From the book Letters to Fathers from Daughters
Background on the book and piece is here
I was a little chicken. Confused. That was the image you got after the doctor rushed out of the elevator, held out his fist, and said, “That's how big she is.”
You were thrilled to have either a boy or girl after a long awaited birth. Since I was premature, you were most worried about whether I was healthy.
Finally you asked the doctor, "But how is she?" And he said, “She’s fine, but very tiny.” You ran to peek through the window of the nursery where they had placed me, all 4 pounds 9 ounces, bundled in a ‘warmer’.
My first memory is of you staring down at me from behind a window that seemed quite high up on my left. Your face is contorted with concern. I cannot move, cannot reach out to comfort you, nor comfort myself. I am distressed, and the distress is amplified by the sound of other babies crying while a nurse walks by, unaware of the significance of this moment and of the distance I perceive.

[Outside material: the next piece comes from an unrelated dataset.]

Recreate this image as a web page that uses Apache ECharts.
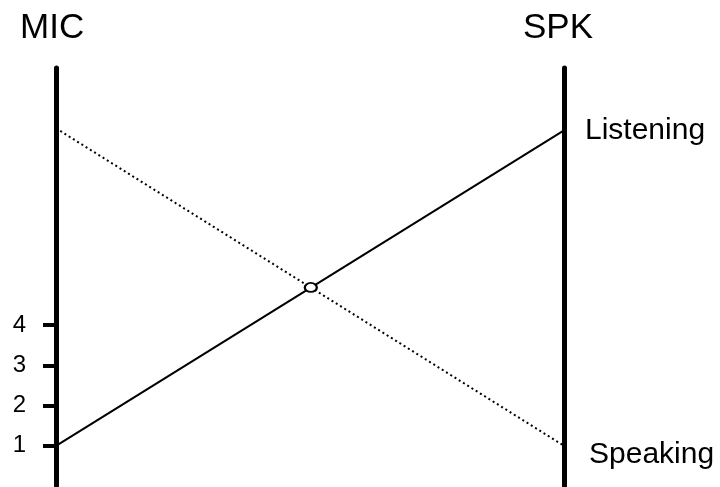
<!DOCTYPE html>
<html>
<head>
<meta charset="utf-8">
<script src="https://cdn.jsdelivr.net/npm/echarts@6/dist/echarts.min.js"></script>
<style>
html,body{margin:0;padding:0;background:#fff;}
#c{width:720px;height:487px;}
</style>
</head>
<body>
<div id="c"></div>
<script>
// Data
var xPositions = [0, 1];            // MIC side, SPK side
var solidValues = [1, 8.85];        // solid line (ends at "Listening")
var dottedValues = [8.9, 1.0];      // dotted line (ends at "Speaking")
var crossPoint = [0.5016, 4.94];    // small circle at the crossing
var yTickValues = [1, 2, 3, 4];
var axisTitles = ['MIC', 'SPK'];
var endLabels = ['Listening', 'Speaking'];

var FONT = 'Liberation Sans, Arial, sans-serif';

function pairs(xs, ys) {
  return xs.map(function (x, i) { return [x, ys[i]]; });
}

var chart = echarts.init(document.getElementById('c'), null, { renderer: 'canvas' });

var H = 487;
var gridTop = 68, gridBottom = 1;
var yMin = 0, yMax = 10.4;
var plotH = H - gridTop - gridBottom;
function yPix(v) { return H - gridBottom - (v - yMin) / (yMax - yMin) * plotH; }
var tMin = yTickValues[0], tMax = yTickValues[yTickValues.length - 1];

var option = {
  backgroundColor: '#ffffff',
  animation: false,
  grid: [
    { left: 56, right: 156, top: gridTop, bottom: gridBottom },
    { left: 56, right: 156, top: yPix(tMax), bottom: H - yPix(tMin) }
  ],
  xAxis: [
    { type: 'value', min: 0, max: 1, show: false, gridIndex: 0 },
    { type: 'value', min: 0, max: 1, show: false, gridIndex: 1 }
  ],
  yAxis: [
    {
      type: 'value', min: yMin, max: yMax, position: 'left', gridIndex: 0,
      splitLine: { show: false },
      axisLine: { show: true, lineStyle: { color: '#000', width: 5 } },
      axisTick: { show: false },
      axisLabel: { show: false }
    },
    {
      type: 'value', min: yMin, max: yMax, position: 'right', gridIndex: 0,
      splitLine: { show: false },
      axisLine: { show: true, onZero: false, lineStyle: { color: '#000', width: 5 } },
      axisTick: { show: false },
      axisLabel: { show: false }
    },
    {
      type: 'value', min: tMin, max: tMax, interval: 1, position: 'left', gridIndex: 1,
      splitLine: { show: false },
      axisLine: { show: false },
      axisTick: { show: true, length: 13, lineStyle: { color: '#000', width: 4 } },
      axisLabel: { show: true, margin: 30,
                   color: '#000', fontSize: 24, fontFamily: 'Liberation Sans' }
    }
  ],
  graphic: [
    { type: 'text', left: 20, top: 11,
      style: { text: axisTitles[0], fill: '#000', font: '35px ' + FONT } },
    { type: 'text', left: 523, top: 11,
      style: { text: axisTitles[1], fill: '#000', font: '35px ' + FONT } }
  ],
  series: [
    {
      type: 'line', data: pairs(xPositions, solidValues), symbol: 'none',
      lineStyle: { color: '#000', width: 2 },
      endLabel: { show: true, formatter: endLabels[0], distance: 21,
                  color: '#000', fontSize: 30, fontFamily: FONT }
    },
    {
      type: 'line', data: pairs(xPositions, dottedValues), symbol: 'none',
      lineStyle: { color: '#000', width: 2, type: [2, 3] },
      endLabel: { show: true, formatter: endLabels[1], distance: 25, offset: [0, 9],
                  color: '#000', fontSize: 30, fontFamily: FONT }
    },
    {
      type: 'scatter', data: [crossPoint], symbol: 'circle', symbolSize: [12, 9],
      itemStyle: { color: '#ffffff', borderColor: '#000000', borderWidth: 2, opacity: 1 },
      z: 10
    }
  ]
};
chart.setOption(option);
</script>
</body>
</html>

You told the story many times of the stupid doctor who had no sensitivity to understand your primal need to know that your child was healthy. And many times I recalled this memory.
Throughout my life, when you were worried for my welfare, this frustration, anger—perhaps disappointment—would get mixed in with your anxiety. It was conveyed to me, and I viscerally felt your fear. And it unsettled me, as well as you.
You felt I was fighting against you, rejecting you when, as I got older, I fought back against the fear. I tried to protect myself from the negativity of your emotions and assert myself with hope and optimism. I was only pushing against the limitations you set for me. I felt—intensely—the restrictions on my movement and growth, and tried to release myself from your protective bind.
In many ways, you gave support and encouragement as I grew. You threw me balls, guided me on my bike, and joined me in 3-legged races. You watched each and every dance concert I performed in, proud and admiring my agility. You drove me to and from classes in New York, and supported my studies one summer in France, and then in Canada.
Yet you worried—and at times, when I felt I was ready to fly, I also felt you held me back. You would not allow me to take a year off after high school to pursue my dream of being a professional ballerina, but flew me off to a school in Indiana, far from the streets of NY.
What was in your mind and heart? Was it just an automatic resurgence of that first fear for my safety? More than once, I experienced what I perceived were attempts to control me, even as a young adult. In the late 70s, at age 25, when I informed you I was going to San Francisco, you reacted with rage and disbelief as if I was Columbus setting sail for the edge of the earth. I was scared I’d provoke a heart-attack. My body and voice strained against your maneuvers, as they did in that baby warmer.
I wished to reach you, reach through to you, and assure you I’d be ok—I was ok. I wanted you to encourage my separation, so I could develop and reach out to touch you with a strong sense of myself. I wanted you to see and move through your fear to allow my growth. I wanted. . . What did you want? Will I ever truly understand your motivation? Perhaps not.
And so, I reconstruct my first memory. I see you relaxed, happy, and smiling, excited for this healthy newborn, so rosy and robust, even if tiny. The chorus of cries does not overwhelm the emotion of joy that radiates between us, the warmth that penetrates and melts the glass. I imagine your hand reaching out to mine and my little fingers able to unfurl and grasp yours. I give a squeeze and after letting go, we know I am full of strength. And both reassured, we are able to move on.
“To live fully is to let go and die with each passing moment, and to be reborn in each new one.”